By Shipra Gupta | Indiewire March 21, 2014 at 4:58PM
"Tonight, is for Harold Ramis," Jason Reitman declared upon taking the stage at yesterday's Film Independent at LACMA Live Read.
Reitman, whose father Ivan Reitman, collaborated with Ramis on "Animal House" and the "Ghostbusters" films, chose an earlier draft of the "Groundhog Day" script for the performance -- a much darker draft in which Bill Murray’s character, Phil, actively counts the number of times he has re-lived February 2, Groundhog Day.
As previously announced via Reitman's Twitter, the roles of Phil and Rita were performed by Jason Bateman and Elizabeth Reaser, while Jeff Ross and Mae Whitman provided the voices for WPBH-TV9 cameraman Larry, Nancy Taylor and a host of other supporting characters.
Stephen Tobolowsky's participation, however, came as a pleasant surprise. Tobolowsky, who originated the role of "Needlenose" Ned Ryerson, reprised his role onstage for last night's live read with just as much gusto as ever. His initial entrance prior to the start of the reading, as well as his performance of Ned's first few lines in the script, were met by cheers and thunderous applause.
The audience’s reaction to Tobolowsky, as well as their enthusiastic reactions to each and every cast member’s performance last night, is not only indicative of Harold Ramis’ unparalleled ability to write strong characters — both leading and supporting — but also speaks to the greater issue of how Hollywood copes with loss.

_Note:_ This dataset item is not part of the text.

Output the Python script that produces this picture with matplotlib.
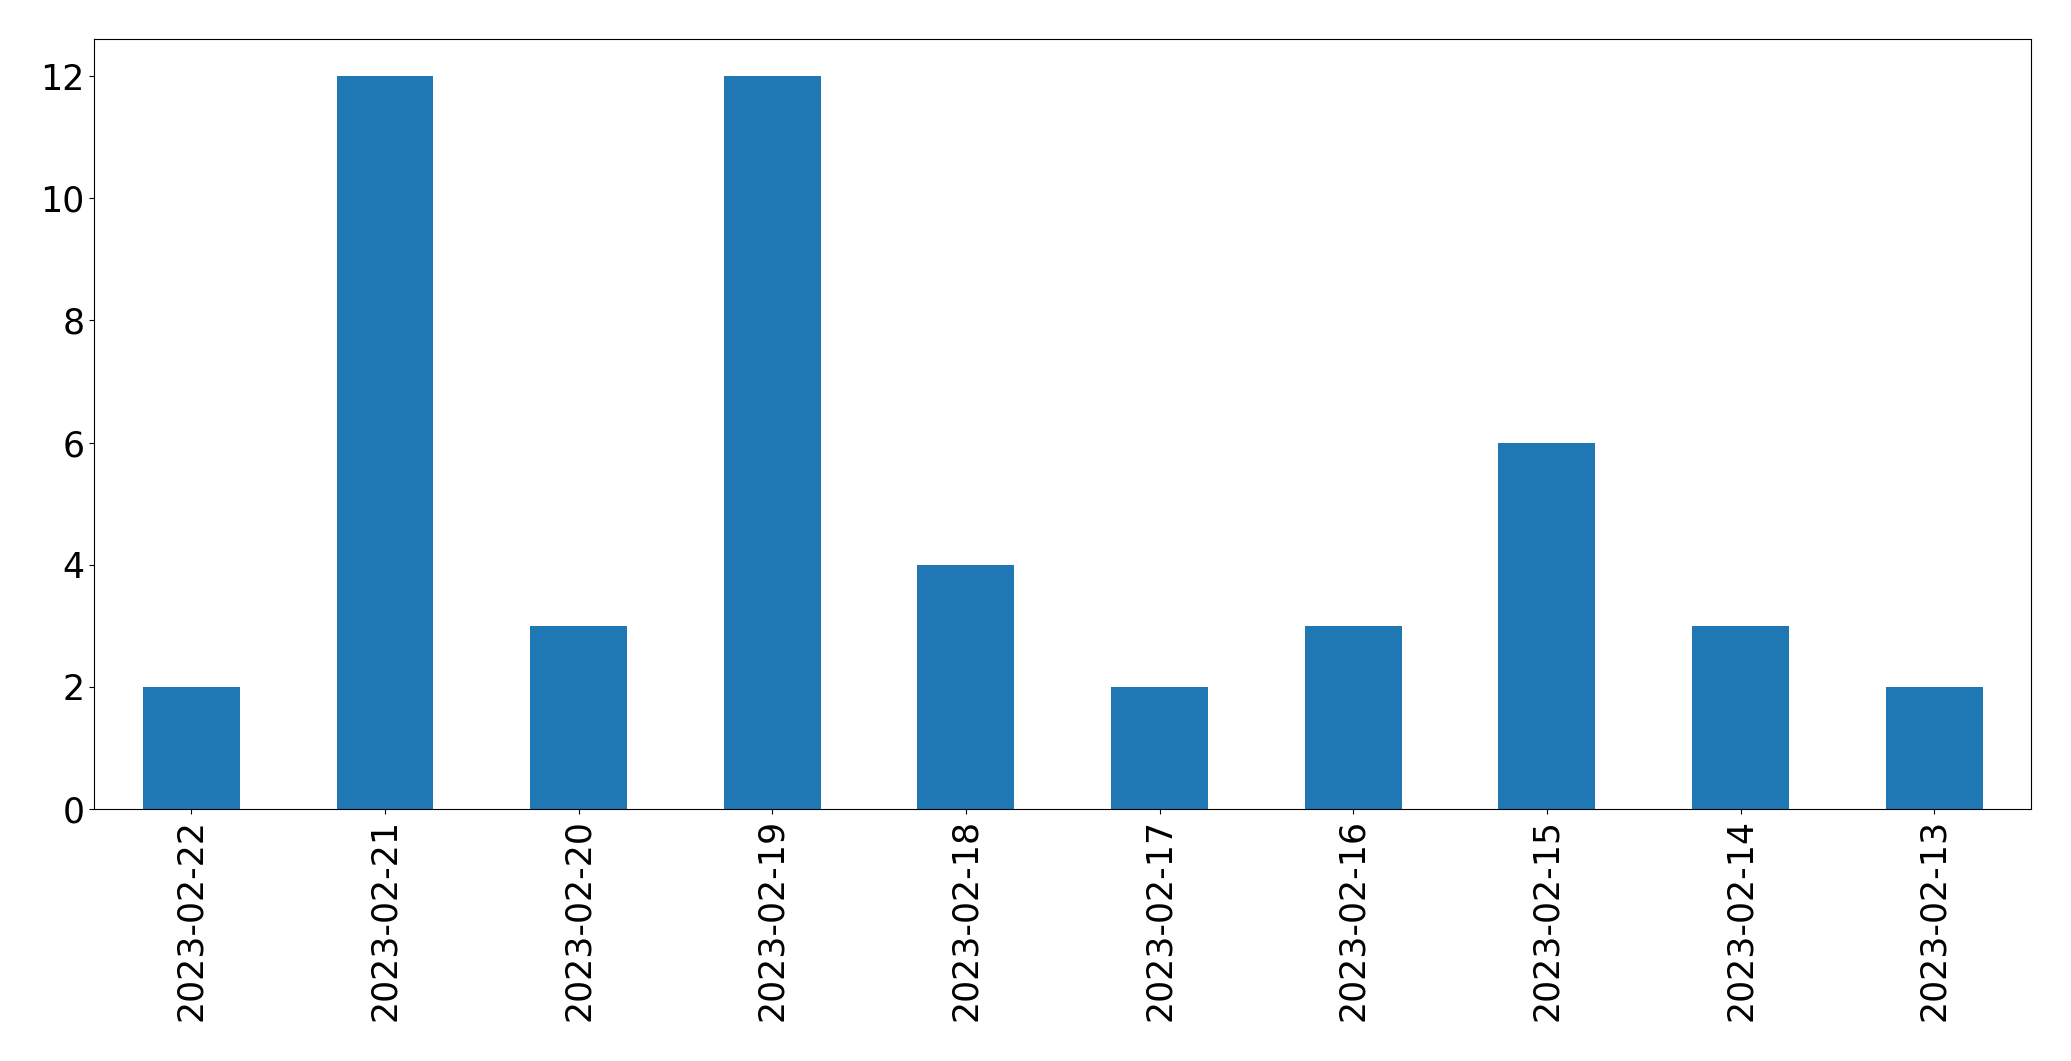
import matplotlib
matplotlib.use('Agg')
import matplotlib.pyplot as plt

dates = ['2023-02-22', '2023-02-21', '2023-02-20', '2023-02-19', '2023-02-18',
         '2023-02-17', '2023-02-16', '2023-02-15', '2023-02-14', '2023-02-13']
counts = [2, 12, 3, 12, 4, 2, 3, 6, 3, 2]

fig = plt.figure(figsize=(20.71, 10.61), dpi=100)
ax = fig.add_axes([0.0456, 0.2375, 0.9351, 0.7253])

x = range(len(dates))
ax.bar(x, counts, width=0.5, color='#1f77b4')
ax.set_xlim(-0.5, len(dates) - 0.5)
ax.set_xticks(list(x))
ax.set_xticklabels(dates, rotation=90)
ax.tick_params(labelsize=25)

fig.savefig('out.png', dpi=100)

Loss has been woven into Hollywood’s mythos. Whether it be suicide, murder, an accidental drug overdose or just natural causes, death is merely a climax — one that propels the survivors into the final act of loss.
In Hollywood, awards show tributes are customary; although the sheer number of people included, or not included for that matter, in the tribute montage projected at the Oscars, oftentimes denigrates any one person’s worth.
Besides a WireImage still photographer, last night’s live reading was not documented. Film Independent makes a point at each of their live readings to not only forbid the audience from recording the event, but also impressing how they do not employ a professional video crew for that purpose.
Without the pressure of cameras, the delight shared by Reitman, the cast and the audience suggests that perhaps the screen — the “putting on airs” — is getting in the way of Hollywood’s ability to heal from the loss of great talent. Perhaps for Hollywood, the screen is akin to the puddle Phil keeps stepping in at the beginning of “Groundhog Day” — the one Ned Ryerson so aptly calls a “doozy.”